Exercise description: Using the data beneath, show every line that includes the word "React".

---

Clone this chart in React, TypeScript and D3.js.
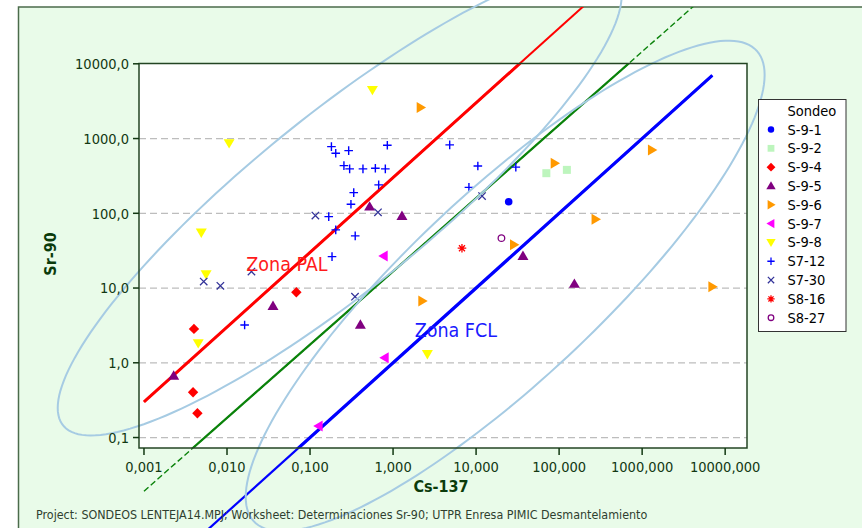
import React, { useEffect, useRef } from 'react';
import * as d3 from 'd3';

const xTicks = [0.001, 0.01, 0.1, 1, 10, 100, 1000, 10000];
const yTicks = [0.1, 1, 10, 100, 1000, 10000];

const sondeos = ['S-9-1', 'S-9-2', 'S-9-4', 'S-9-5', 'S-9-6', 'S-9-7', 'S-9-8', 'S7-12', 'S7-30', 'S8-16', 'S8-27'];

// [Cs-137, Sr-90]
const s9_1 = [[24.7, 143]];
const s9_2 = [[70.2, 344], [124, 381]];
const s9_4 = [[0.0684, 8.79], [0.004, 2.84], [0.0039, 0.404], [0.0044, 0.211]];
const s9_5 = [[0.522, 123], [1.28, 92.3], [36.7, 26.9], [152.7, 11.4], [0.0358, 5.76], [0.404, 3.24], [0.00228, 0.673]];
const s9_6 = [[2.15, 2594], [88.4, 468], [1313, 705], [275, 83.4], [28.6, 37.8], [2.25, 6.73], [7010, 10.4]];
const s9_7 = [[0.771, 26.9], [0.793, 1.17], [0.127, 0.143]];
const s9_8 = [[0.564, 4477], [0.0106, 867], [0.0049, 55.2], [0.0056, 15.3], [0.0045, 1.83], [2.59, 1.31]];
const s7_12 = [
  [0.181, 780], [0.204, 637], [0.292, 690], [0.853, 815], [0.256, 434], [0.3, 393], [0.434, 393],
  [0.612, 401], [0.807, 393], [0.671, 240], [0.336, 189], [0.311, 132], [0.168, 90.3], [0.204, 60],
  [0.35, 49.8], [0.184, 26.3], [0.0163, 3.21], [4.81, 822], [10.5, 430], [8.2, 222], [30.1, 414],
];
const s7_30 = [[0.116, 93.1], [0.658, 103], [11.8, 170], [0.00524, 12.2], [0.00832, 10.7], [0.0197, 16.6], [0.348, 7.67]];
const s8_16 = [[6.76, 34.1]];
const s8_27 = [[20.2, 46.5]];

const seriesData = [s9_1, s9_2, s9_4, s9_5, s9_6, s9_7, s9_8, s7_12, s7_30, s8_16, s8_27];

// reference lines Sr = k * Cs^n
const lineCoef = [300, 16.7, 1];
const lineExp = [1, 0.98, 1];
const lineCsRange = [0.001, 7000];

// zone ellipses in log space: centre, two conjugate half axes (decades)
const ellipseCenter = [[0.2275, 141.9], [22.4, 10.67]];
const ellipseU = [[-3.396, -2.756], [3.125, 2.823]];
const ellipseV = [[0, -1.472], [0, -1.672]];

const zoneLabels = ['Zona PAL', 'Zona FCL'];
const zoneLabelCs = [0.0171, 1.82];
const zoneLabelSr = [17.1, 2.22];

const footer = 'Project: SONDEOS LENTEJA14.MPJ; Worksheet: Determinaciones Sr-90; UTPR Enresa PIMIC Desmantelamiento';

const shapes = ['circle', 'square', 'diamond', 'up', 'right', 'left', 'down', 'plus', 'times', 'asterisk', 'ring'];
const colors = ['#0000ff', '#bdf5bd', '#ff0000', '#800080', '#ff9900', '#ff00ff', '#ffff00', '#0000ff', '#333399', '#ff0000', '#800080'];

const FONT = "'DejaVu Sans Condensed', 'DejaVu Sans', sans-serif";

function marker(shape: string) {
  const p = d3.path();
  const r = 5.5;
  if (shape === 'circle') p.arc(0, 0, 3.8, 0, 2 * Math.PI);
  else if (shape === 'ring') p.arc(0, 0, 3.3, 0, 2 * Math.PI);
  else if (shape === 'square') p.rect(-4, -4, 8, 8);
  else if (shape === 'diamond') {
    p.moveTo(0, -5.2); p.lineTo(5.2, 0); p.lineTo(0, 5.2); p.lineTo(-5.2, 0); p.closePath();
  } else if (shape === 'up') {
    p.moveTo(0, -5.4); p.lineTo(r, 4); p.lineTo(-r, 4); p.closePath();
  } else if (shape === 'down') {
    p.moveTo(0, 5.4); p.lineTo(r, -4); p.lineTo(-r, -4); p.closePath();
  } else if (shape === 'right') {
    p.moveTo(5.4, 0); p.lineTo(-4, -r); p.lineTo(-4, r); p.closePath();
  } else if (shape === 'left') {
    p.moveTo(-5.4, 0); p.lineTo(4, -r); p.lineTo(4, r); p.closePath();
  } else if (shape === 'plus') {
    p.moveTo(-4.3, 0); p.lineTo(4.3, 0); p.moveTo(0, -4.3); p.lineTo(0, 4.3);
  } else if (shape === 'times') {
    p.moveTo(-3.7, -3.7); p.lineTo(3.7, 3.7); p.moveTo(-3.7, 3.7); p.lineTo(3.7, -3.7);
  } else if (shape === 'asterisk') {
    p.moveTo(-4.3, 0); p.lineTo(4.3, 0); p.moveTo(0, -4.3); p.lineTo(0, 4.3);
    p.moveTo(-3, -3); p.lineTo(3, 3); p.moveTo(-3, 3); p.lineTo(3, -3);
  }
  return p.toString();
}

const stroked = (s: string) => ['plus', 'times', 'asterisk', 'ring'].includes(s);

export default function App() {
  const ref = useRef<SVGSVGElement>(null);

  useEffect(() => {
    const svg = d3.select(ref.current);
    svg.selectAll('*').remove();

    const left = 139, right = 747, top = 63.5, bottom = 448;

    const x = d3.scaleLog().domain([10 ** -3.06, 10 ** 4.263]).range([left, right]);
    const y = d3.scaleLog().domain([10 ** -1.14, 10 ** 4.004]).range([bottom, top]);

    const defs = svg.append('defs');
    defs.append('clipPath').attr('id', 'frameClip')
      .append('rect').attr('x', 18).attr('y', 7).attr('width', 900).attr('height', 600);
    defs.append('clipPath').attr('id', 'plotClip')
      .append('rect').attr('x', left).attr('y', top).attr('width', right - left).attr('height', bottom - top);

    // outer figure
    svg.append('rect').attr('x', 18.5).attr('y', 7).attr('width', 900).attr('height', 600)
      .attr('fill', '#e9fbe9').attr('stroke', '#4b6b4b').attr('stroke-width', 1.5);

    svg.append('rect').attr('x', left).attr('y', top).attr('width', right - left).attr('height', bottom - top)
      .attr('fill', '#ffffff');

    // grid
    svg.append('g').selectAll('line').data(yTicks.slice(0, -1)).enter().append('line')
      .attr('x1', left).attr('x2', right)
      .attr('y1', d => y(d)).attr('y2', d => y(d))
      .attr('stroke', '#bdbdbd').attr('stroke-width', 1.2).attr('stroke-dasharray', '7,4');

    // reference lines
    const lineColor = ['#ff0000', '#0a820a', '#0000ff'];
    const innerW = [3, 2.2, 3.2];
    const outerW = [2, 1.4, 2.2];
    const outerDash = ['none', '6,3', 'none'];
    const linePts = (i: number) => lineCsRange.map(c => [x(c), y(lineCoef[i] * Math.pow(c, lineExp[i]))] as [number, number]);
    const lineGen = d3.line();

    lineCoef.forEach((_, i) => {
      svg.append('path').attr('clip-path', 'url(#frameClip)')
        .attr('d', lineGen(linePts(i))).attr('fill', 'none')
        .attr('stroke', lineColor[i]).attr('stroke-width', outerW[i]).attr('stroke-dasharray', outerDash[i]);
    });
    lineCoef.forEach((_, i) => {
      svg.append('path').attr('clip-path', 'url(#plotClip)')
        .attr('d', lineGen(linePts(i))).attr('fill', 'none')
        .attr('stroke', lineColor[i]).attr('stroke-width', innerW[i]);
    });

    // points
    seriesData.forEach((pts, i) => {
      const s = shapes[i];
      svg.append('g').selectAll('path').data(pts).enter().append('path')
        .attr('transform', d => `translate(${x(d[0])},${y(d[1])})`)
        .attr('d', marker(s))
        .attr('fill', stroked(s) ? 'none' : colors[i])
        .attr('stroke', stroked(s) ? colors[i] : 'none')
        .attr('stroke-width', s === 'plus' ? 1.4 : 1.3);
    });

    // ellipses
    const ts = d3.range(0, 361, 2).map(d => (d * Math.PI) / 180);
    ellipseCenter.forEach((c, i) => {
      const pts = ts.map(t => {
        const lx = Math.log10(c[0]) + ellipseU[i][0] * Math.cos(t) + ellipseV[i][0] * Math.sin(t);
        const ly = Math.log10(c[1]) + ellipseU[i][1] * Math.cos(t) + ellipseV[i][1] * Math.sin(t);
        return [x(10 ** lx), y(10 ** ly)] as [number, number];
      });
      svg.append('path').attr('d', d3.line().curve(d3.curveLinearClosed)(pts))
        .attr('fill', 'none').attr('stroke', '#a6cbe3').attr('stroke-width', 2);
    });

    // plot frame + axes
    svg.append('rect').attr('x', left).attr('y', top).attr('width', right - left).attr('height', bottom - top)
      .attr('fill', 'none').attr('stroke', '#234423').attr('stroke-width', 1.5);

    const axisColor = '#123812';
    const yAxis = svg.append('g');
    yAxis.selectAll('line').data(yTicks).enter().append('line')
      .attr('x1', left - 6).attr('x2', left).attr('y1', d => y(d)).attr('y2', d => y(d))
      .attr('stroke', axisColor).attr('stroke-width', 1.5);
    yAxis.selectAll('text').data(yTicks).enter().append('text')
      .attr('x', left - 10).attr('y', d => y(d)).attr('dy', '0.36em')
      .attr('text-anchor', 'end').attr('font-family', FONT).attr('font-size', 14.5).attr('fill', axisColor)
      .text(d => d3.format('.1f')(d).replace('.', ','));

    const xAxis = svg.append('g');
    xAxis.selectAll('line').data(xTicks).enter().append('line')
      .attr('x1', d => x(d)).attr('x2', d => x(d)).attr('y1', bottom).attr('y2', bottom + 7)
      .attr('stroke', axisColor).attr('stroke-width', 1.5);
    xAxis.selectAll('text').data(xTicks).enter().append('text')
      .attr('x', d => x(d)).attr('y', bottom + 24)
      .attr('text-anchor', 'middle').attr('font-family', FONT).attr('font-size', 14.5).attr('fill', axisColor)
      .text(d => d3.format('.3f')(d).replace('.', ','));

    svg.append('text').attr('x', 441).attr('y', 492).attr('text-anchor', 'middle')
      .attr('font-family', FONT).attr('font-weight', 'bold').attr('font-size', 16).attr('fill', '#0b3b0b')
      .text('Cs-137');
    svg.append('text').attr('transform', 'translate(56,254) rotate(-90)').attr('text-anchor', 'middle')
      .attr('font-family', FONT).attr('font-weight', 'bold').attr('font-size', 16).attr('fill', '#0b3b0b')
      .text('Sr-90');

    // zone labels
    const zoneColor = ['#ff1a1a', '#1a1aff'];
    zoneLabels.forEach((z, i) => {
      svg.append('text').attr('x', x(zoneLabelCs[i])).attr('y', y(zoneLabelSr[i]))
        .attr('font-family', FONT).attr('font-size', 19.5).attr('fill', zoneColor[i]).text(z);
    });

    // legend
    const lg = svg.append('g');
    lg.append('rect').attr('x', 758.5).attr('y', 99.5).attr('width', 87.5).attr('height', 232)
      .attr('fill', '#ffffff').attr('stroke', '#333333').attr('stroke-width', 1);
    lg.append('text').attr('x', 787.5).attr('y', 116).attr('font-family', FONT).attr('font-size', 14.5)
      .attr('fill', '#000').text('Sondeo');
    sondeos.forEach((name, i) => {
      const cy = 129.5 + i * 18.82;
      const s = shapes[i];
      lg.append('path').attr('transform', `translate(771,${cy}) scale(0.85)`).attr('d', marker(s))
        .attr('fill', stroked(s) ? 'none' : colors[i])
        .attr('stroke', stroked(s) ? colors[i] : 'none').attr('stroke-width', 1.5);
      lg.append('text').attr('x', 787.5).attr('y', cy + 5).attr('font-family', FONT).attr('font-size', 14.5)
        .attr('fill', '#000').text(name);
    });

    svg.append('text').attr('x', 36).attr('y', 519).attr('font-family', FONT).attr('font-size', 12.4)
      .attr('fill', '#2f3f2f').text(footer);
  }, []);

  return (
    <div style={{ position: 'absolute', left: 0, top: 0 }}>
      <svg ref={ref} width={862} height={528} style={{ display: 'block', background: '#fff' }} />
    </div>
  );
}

---

Complete answer:
Clone this chart in React, TypeScript and D3.js.
import React, { useEffect, useRef } from 'react';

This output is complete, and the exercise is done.